During the battles of Chancellorsville and Gettysburg in mid-1863, Blackford’s skirmishers proved their worth by conducting reconnaissance and engaging in combat with considerable effect against the Army of the Potomac. The sharpshooters also operated effectively during Lee’s retreat from Gettysburg. At Manassas Gap in the Blue Ridge Mountains, Blackford’s unit stymied much larger Union forces, preventing them from overrunning Rodes’ division.

Late in 1863, Rodes decided to put Blackford in command of a completely independent mission at Orange Court House, Va., with a three-battalion force forming a skirmish line a mile in front of the division. From that point on, Rodes frequently depended on the sharpshooters to oppose or delay the stronger enemy forces. At this stage of the war, the Confederate sharpshooters had become the equal of their counterparts in the Union army, particularly the vaunted regiments of Col. Hiram Berdan.

The success of the sharpshooters was seen in early 1864 when Lee called for all Army of Northern Virginia infantry brigades to form their own sharpshooter battalions. Conversely, Army of the Potomac commanders failed to appreciate the value of Union sharpshooter units, resulting in their decline. This divergence would permit the Confederates to compensate for the steady attrition of their regular forces through the advanced tactics and intensive firepower of these special units.

The author narrates the expansion of the “shock troops” and the vital role they played throughout 1864 and early 1865 during Gen. Ulysses S. Grant’s Overland Campaign in Virginia at the Wilderness, Spotsylvania, North Anna, Cold Harbor, and during the siege of Petersburg. He also discusses how Gen. Jubal A. Early effectively employed sharpshooter battalions during the 1864 Shenandoah Valley campaigns, and includes a chapter on Confederate sharpshooters in the Western theater.

Mr. Ray concludes his analysis with a section on sharpshooter weapons and uniforms, and another on how the Union sharpshooters were organized, trained and deployed. He then describes how the light infantry tactics developed during the Civil War were applied in later years on up to World War I. The author wraps this all together in a final chapter that evaluates the weapons, leadership and tactical innovation of the Confederate sharpshooters and, for good measure, attaches appendices on weapons testing, sharpshooter unit orders, and a discussion of the key battle at Fort Stedman prior to the fall of Richmond.

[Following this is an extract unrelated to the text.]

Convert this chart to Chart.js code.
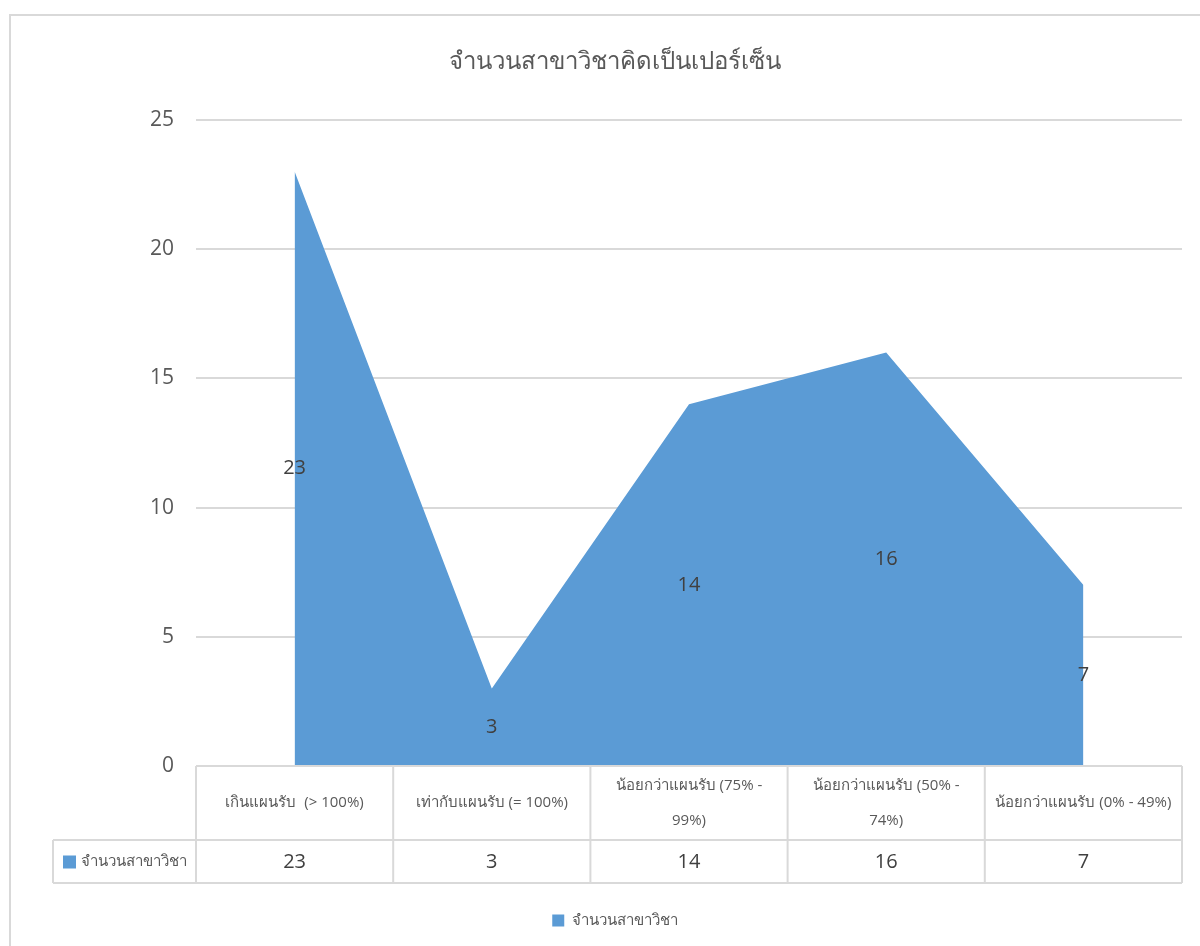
<!DOCTYPE html>
<html>
<head>
<meta charset="utf-8">
<script src="https://cdn.jsdelivr.net/npm/chart.js@4/dist/chart.umd.min.js"></script>
<style>
  html, body { margin: 0; padding: 0; background: #ffffff; }
  #wrap { width: 1200px; height: 946px; }
</style>
</head>
<body>
<div id="wrap"><canvas id="areaChart" width="1200" height="946"></canvas></div>
<script>
// chart data
const chartTitle = 'จำนวนสาขาวิชาคิดเป็นเปอร์เซ็น';
const seriesName = 'จำนวนสาขาวิชา';
const categories = [
  'เกินแผนรับ  (> 100%)',
  'เท่ากับแผนรับ (= 100%)',
  ['น้อยกว่าแผนรับ (75% -', '99%)'],
  ['น้อยกว่าแผนรับ (50% -', '74%)'],
  'น้อยกว่าแผนรับ (0% - 49%)',
];
const values = [23, 3, 14, 16, 7];
const yTicks = [0, 5, 10, 15, 20, 25];

const fillColor = '#5B9BD5';
const gridColor = '#D9D9D9';
const textColor = '#595959';
const darkText = '#404040';
const numFont = '"Open Sans", "Noto Sans", sans-serif';

// grey frame round the chart
const framePlugin = {
  id: 'frame',
  beforeDraw(chart) {
    const ctx = chart.ctx;
    ctx.save();
    ctx.fillStyle = '#ffffff';
    ctx.fillRect(0, 0, chart.width, chart.height);
    ctx.strokeStyle = gridColor;
    ctx.lineWidth = 2;
    ctx.strokeRect(10, 15, chart.width + 20, chart.height + 20);
    ctx.restore();
  }
};

// value labels in the middle of the area
const labelPlugin = {
  id: 'midLabels',
  afterDatasetsDraw(chart) {
    const ctx = chart.ctx;
    const x = chart.scales.x;
    const y = chart.scales.y;
    ctx.save();
    ctx.fillStyle = darkText;
    ctx.font = '20px ' + numFont;
    ctx.textAlign = 'center';
    ctx.textBaseline = 'middle';
    values.forEach((v, i) => {
      ctx.fillText(String(v), x.getPixelForValue(i), y.getPixelForValue(v / 2));
    });
    ctx.restore();
  }
};

// data table under the plot
const tablePlugin = {
  id: 'dataTable',
  afterDraw(chart) {
    const ctx = chart.ctx;
    const x = chart.scales.x;
    const area = chart.chartArea;
    const colW = (area.right - area.left) / categories.length;
    const top = area.bottom;
    const mid = top + 74;
    const bot = mid + 43;
    const keyLeft = 53;

    ctx.save();
    ctx.strokeStyle = gridColor;
    ctx.lineWidth = 2;
    ctx.beginPath();
    ctx.moveTo(area.left, top); ctx.lineTo(area.right, top);
    ctx.moveTo(keyLeft, mid); ctx.lineTo(area.right, mid);
    ctx.moveTo(keyLeft, bot); ctx.lineTo(area.right, bot);
    ctx.moveTo(keyLeft, mid); ctx.lineTo(keyLeft, bot);
    for (let i = 0; i <= categories.length; i++) {
      const cx = area.left + i * colW;
      ctx.moveTo(cx, top); ctx.lineTo(cx, bot);
    }
    ctx.stroke();

    // header text
    ctx.fillStyle = textColor;
    ctx.font = '15px ' + numFont;
    ctx.textAlign = 'center';
    ctx.textBaseline = 'middle';
    categories.forEach((c, i) => {
      const lines = Array.isArray(c) ? c : [c];
      const cx = x.getPixelForValue(i);
      const lh = 35;
      const y0 = (top + mid) / 2 - (lines.length - 1) * lh / 2;
      lines.forEach((ln, j) => ctx.fillText(ln, cx, y0 + j * lh));
    });

    // value row
    ctx.fillStyle = darkText;
    ctx.font = '20px ' + numFont;
    values.forEach((v, i) => {
      ctx.fillText(String(v), x.getPixelForValue(i), (mid + bot) / 2 + 1);
    });

    // legend key inside table
    ctx.fillStyle = fillColor;
    ctx.fillRect(keyLeft + 10, (mid + bot) / 2 - 6, 13, 13);
    ctx.fillStyle = textColor;
    ctx.font = '15px ' + numFont;
    ctx.textAlign = 'left';
    ctx.fillText(seriesName, keyLeft + 28, (mid + bot) / 2);
    ctx.restore();
  }
};

new Chart(document.getElementById('areaChart'), {
  type: 'line',
  data: {
    labels: categories,
    datasets: [{
      label: seriesName,
      data: values,
      fill: 'origin',
      backgroundColor: fillColor,
      borderColor: fillColor,
      borderWidth: 0,
      pointRadius: 0,
      tension: 0,
    }],
  },
  options: {
    responsive: false,
    animation: false,
    layout: { padding: { left: 48, right: 18, top: 0, bottom: 8 } },
    plugins: {
      title: {
        display: true,
        text: chartTitle,
        color: textColor,
        font: { family: numFont, size: 24, weight: 'normal' },
        padding: { top: 48, bottom: 43 },
      },
      legend: {
        display: true,
        position: 'bottom',
        labels: {
          color: textColor,
          boxWidth: 12,
          boxHeight: 12,
          font: { family: numFont, size: 15 },
          padding: 8,
        },
      },
      tooltip: { enabled: false },
    },
    scales: {
      x: {
        offset: true,
        grid: { display: false },
        border: { display: false },
        ticks: { display: false },
        afterFit(scale) { scale.height = 139; },
      },
      y: {
        min: 0,
        max: 25,
        afterBuildTicks(scale) { scale.ticks = yTicks.map(v => ({ value: v })); },
        grid: { color: gridColor, lineWidth: 2, drawTicks: false },
        border: { display: false },
        ticks: {
          color: textColor,
          font: { family: numFont, size: 21 },
          padding: 22,
        },
        afterFit(scale) { scale.width = 148; },
      },
    },
  },
  plugins: [framePlugin, labelPlugin, tablePlugin],
});
</script>
</body>
</html>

“Shock Troops of the Confederacy” is a tour de force that fills the information vacuum that existed regarding these unique troops. This account is oriented primarily toward the combat role of sharpshooters and less so on their scouting, reconnaissance and counterintelligence duties. More emphasis on the latter aspects would have been welcome.

Fred L. Ray has put together a study that complements C.A. Stevens’ in-depth portrayal of “Berdan’s United States Sharpshooters in the Army of the Potomac.” Together they provide a comprehensive account of sharpshooter units and tactics during the Civil War. While this book will be a welcome addition to the specialist’s library, it also is an opportunity for the general reader to enter the world of a little-known, yet uniquely effective, branch of the Confederate military service.

Thomas J. Ryan of Bethany Beach is president of the Central Delaware Civil War Round Table.